**** Source data

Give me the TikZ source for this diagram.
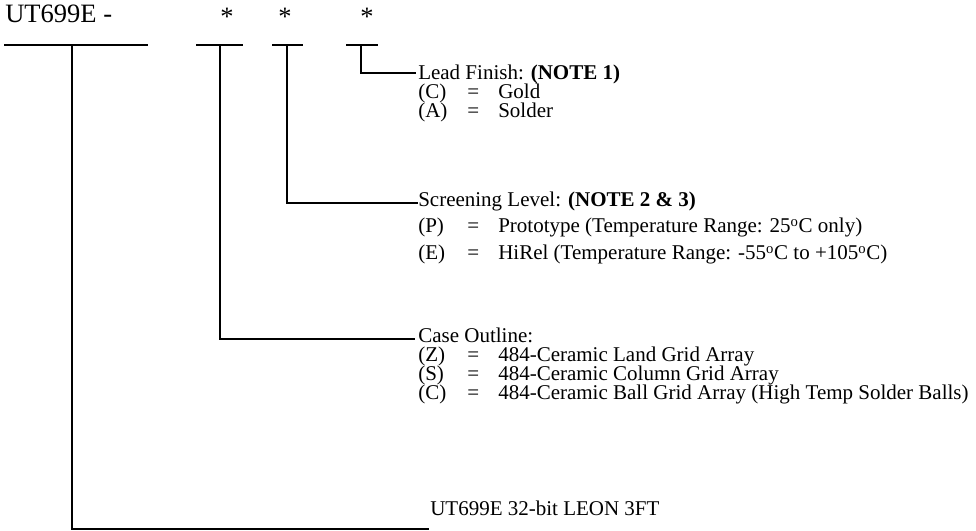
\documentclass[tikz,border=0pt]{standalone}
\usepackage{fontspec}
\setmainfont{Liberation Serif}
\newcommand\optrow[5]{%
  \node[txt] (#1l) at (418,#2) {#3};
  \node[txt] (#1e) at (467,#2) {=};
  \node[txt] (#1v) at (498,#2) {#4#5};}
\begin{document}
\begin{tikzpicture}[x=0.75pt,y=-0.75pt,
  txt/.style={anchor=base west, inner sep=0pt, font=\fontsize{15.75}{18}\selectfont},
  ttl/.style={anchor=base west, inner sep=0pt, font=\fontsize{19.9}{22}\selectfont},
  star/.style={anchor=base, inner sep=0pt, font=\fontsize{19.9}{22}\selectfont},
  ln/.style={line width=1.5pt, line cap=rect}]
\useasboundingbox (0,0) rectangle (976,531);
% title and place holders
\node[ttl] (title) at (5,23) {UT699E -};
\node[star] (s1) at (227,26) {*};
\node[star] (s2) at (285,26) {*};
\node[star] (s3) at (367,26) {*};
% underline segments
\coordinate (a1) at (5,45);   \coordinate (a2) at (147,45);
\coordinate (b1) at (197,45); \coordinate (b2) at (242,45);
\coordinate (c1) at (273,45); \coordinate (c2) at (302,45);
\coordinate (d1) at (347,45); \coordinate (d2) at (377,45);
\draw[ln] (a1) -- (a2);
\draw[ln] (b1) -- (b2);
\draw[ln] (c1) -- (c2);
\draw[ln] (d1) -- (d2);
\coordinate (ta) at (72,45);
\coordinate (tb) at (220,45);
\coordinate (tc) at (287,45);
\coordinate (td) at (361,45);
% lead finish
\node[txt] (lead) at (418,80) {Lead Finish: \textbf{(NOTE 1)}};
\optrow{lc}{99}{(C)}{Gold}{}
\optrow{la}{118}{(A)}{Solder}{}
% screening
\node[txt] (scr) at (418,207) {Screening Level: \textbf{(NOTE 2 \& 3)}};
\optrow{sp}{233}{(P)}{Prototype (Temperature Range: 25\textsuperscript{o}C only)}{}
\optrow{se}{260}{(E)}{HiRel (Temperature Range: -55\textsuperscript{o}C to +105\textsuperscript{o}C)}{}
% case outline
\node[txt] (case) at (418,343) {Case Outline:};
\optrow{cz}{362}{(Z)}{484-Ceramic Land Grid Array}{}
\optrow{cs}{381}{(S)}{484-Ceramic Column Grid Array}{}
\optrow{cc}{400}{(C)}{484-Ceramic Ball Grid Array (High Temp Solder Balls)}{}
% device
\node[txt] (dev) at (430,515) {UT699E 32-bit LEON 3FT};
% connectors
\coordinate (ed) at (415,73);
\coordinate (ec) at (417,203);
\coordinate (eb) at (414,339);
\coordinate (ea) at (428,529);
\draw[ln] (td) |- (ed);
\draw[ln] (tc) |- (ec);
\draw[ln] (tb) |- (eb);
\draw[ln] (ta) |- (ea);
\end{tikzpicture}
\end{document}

********

● Goal:
Write out the full set of lines verbatim, without the pictures.

● Result for this exercise:
Give me the TikZ source for this diagram.
\documentclass[tikz,border=0pt]{standalone}
\usepackage{fontspec}
\setmainfont{Liberation Serif}
\newcommand\optrow[5]{%
  \node[txt] (#1l) at (418,#2) {#3};
  \node[txt] (#1e) at (467,#2) {=};
  \node[txt] (#1v) at (498,#2) {#4#5};}
\begin{document}
\begin{tikzpicture}[x=0.75pt,y=-0.75pt,
  txt/.style={anchor=base west, inner sep=0pt, font=\fontsize{15.75}{18}\selectfont},
  ttl/.style={anchor=base west, inner sep=0pt, font=\fontsize{19.9}{22}\selectfont},
  star/.style={anchor=base, inner sep=0pt, font=\fontsize{19.9}{22}\selectfont},
  ln/.style={line width=1.5pt, line cap=rect}]
\useasboundingbox (0,0) rectangle (976,531);
% title and place holders
\node[ttl] (title) at (5,23) {UT699E -};
\node[star] (s1) at (227,26) {*};
\node[star] (s2) at (285,26) {*};
\node[star] (s3) at (367,26) {*};
% underline segments
\coordinate (a1) at (5,45);   \coordinate (a2) at (147,45);
\coordinate (b1) at (197,45); \coordinate (b2) at (242,45);
\coordinate (c1) at (273,45); \coordinate (c2) at (302,45);
\coordinate (d1) at (347,45); \coordinate (d2) at (377,45);
\draw[ln] (a1) -- (a2);
\draw[ln] (b1) -- (b2);
\draw[ln] (c1) -- (c2);
\draw[ln] (d1) -- (d2);
\coordinate (ta) at (72,45);
\coordinate (tb) at (220,45);
\coordinate (tc) at (287,45);
\coordinate (td) at (361,45);
% lead finish
\node[txt] (lead) at (418,80) {Lead Finish: \textbf{(NOTE 1)}};
\optrow{lc}{99}{(C)}{Gold}{}
\optrow{la}{118}{(A)}{Solder}{}
% screening
\node[txt] (scr) at (418,207) {Screening Level: \textbf{(NOTE 2 \& 3)}};
\optrow{sp}{233}{(P)}{Prototype (Temperature Range: 25\textsuperscript{o}C only)}{}
\optrow{se}{260}{(E)}{HiRel (Temperature Range: -55\textsuperscript{o}C to +105\textsuperscript{o}C)}{}
% case outline
\node[txt] (case) at (418,343) {Case Outline:};
\optrow{cz}{362}{(Z)}{484-Ceramic Land Grid Array}{}
\optrow{cs}{381}{(S)}{484-Ceramic Column Grid Array}{}
\optrow{cc}{400}{(C)}{484-Ceramic Ball Grid Array (High Temp Solder Balls)}{}
% device
\node[txt] (dev) at (430,515) {UT699E 32-bit LEON 3FT};
% connectors
\coordinate (ed) at (415,73);
\coordinate (ec) at (417,203);
\coordinate (eb) at (414,339);
\coordinate (ea) at (428,529);
\draw[ln] (td) |- (ed);
\draw[ln] (tc) |- (ec);
\draw[ln] (tb) |- (eb);
\draw[ln] (ta) |- (ea);
\end{tikzpicture}
\end{document}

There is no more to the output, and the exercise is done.